With the exit of the Maoists, the UML began parleys with the NC to come up with an alternative government. “The NC could support a UML-led government from outside,” said NC foreign affairs chief and Koirala’s daughter Sujata Koirala. “However, we are stressing on consensus and completion of the peace process within the stipulated time.”
UML chief Jhalanath Khanal said his party would convene a meeting of all 25 parliamentary parties, including the Maoists, Tuesday to discuss a consensus government.
While Prachanda is unlikely to rejoin a UML-led cabinet, Maoist Finance Minister Dr Baburam Bhattarai said his party could extend support or even join the new government if it rectified the “unconstitutional measures taken by the president”.
These would include freshly dismissing the army chief, who was reinstated by the president last night, and also removing the president. In his exit address, Prachanda indicated that the Maoists would now start a new struggle against the president.
With anti and pro-Maoist rallies keeping up pressure Monday, the district authorities enforced prohibitory orders near the army headquarters and presidential residence, banning all rallies and demonstrations.

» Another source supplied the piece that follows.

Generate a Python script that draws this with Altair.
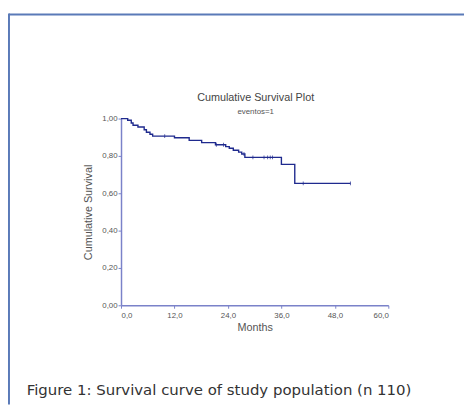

Though there was no immediate reaction from the former royal family, a former aide, who did not want to be named, said deposed crown prince Paras would be delighted with the Maoist humbling. “The threat of a new investigation into the palace massacre that might have implicated his family – rightly or intentionally – is now gone,” he said. “The Maoist exit will also allow Paras to explore the possibility of extending his sphere of influence in Nepal. Maybe now he will launch the party he said he wanted to.”
Ban calls for consensus
“The Secretary-General is seriously concerned about the current political crisis in Nepal centred on the relationship between the Government and the Chief of Army Staff and the possible risks posed to the peace process,” a statement issued by UN Secretary-General Ban Ki-moon's office in New York said. “The Secretary-General calls on all concerned to resolve the crisis through dialogue and consensus, with full respect for the provisions of the constitution.”